PROBLEM:
In the following material, identify every line holding the string "this" and return it.

STORED RECORDS:
· · · ·
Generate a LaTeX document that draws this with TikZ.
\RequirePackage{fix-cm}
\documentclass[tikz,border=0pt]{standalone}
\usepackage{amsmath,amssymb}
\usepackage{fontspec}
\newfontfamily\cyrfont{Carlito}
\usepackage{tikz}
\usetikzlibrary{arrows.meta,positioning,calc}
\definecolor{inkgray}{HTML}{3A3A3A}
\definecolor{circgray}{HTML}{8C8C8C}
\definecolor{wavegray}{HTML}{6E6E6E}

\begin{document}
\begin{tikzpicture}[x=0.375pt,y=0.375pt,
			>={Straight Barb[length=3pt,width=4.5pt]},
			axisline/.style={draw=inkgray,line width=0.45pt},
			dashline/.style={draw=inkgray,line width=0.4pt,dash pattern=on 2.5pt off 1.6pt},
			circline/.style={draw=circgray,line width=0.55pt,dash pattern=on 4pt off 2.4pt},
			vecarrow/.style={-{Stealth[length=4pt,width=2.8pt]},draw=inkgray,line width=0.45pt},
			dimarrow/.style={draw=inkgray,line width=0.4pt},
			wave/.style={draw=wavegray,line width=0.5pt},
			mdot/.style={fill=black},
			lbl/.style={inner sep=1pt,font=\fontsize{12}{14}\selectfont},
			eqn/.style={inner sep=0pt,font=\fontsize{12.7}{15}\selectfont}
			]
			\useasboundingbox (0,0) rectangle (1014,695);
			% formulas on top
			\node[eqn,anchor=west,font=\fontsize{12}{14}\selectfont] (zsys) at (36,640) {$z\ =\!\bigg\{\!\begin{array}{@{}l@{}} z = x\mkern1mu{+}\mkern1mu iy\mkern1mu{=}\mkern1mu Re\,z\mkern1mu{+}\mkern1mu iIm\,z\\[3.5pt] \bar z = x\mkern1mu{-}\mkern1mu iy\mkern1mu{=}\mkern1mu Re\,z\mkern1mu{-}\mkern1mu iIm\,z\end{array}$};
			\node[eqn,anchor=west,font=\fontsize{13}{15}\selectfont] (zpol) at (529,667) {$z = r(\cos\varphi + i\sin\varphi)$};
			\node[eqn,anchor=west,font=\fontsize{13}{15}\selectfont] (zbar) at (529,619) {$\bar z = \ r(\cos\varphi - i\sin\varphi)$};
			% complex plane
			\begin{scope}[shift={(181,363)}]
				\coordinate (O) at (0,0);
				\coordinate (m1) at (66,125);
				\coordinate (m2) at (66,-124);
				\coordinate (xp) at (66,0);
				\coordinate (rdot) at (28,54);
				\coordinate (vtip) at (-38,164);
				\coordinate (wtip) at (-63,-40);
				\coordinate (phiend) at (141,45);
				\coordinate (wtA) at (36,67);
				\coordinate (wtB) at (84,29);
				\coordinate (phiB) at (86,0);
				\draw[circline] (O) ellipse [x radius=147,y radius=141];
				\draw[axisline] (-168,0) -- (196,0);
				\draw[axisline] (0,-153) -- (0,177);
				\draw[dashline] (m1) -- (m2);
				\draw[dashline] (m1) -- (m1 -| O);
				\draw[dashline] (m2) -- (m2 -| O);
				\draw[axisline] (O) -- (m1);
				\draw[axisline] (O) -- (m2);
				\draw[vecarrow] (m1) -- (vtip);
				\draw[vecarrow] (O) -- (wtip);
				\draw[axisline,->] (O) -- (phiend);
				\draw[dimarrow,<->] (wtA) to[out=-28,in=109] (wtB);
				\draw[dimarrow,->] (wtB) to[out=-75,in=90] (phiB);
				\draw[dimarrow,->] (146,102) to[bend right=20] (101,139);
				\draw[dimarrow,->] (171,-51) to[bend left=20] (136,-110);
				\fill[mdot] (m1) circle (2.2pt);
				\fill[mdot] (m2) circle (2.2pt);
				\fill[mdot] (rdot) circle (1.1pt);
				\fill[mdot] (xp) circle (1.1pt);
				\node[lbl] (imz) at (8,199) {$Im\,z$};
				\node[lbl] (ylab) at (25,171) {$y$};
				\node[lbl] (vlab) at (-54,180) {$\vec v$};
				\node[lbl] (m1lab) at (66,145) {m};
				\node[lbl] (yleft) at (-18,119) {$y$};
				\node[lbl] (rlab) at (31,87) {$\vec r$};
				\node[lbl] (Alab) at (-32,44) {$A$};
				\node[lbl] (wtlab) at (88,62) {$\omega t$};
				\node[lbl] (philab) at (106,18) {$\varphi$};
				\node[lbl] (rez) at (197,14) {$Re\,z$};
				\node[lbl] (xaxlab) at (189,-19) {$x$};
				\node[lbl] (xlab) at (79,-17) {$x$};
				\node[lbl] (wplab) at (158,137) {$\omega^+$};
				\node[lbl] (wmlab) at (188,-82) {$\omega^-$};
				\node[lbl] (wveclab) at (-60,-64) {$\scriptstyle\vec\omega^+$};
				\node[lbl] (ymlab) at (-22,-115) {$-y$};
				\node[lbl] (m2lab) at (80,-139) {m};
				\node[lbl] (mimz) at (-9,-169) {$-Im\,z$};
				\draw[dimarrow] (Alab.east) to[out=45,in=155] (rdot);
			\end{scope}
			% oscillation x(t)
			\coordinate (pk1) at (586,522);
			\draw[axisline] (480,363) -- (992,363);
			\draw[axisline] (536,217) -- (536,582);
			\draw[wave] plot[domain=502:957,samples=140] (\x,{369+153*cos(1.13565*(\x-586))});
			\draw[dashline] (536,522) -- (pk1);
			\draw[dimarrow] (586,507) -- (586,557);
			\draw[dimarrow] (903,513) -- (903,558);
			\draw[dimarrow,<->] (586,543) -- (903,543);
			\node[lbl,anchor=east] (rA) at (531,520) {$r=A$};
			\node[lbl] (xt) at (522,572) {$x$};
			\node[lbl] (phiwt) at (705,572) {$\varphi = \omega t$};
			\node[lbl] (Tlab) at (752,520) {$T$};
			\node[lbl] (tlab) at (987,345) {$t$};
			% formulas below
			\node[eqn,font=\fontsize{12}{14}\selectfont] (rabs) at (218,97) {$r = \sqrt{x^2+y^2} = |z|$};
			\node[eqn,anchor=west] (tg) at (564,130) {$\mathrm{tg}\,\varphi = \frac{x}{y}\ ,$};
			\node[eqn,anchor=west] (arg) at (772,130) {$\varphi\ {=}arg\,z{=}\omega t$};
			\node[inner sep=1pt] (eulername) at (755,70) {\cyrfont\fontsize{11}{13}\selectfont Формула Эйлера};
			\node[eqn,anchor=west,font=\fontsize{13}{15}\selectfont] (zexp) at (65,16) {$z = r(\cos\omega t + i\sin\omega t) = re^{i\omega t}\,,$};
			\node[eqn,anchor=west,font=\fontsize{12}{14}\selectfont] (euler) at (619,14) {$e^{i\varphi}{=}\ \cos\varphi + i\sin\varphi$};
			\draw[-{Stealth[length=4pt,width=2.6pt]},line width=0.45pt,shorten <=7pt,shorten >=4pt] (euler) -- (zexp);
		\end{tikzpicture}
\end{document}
· · · ·
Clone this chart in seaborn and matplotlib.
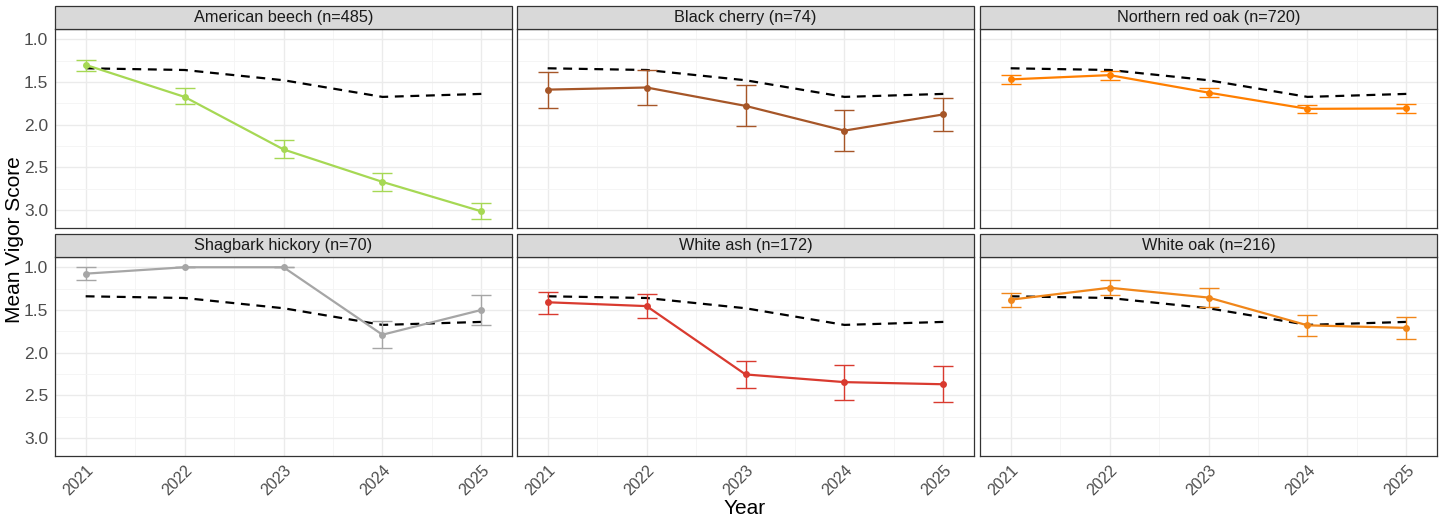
· · · ·
REPLY TO THE EXERCISE:
Generate a LaTeX document that draws this with TikZ.
Clone this chart in seaborn and matplotlib.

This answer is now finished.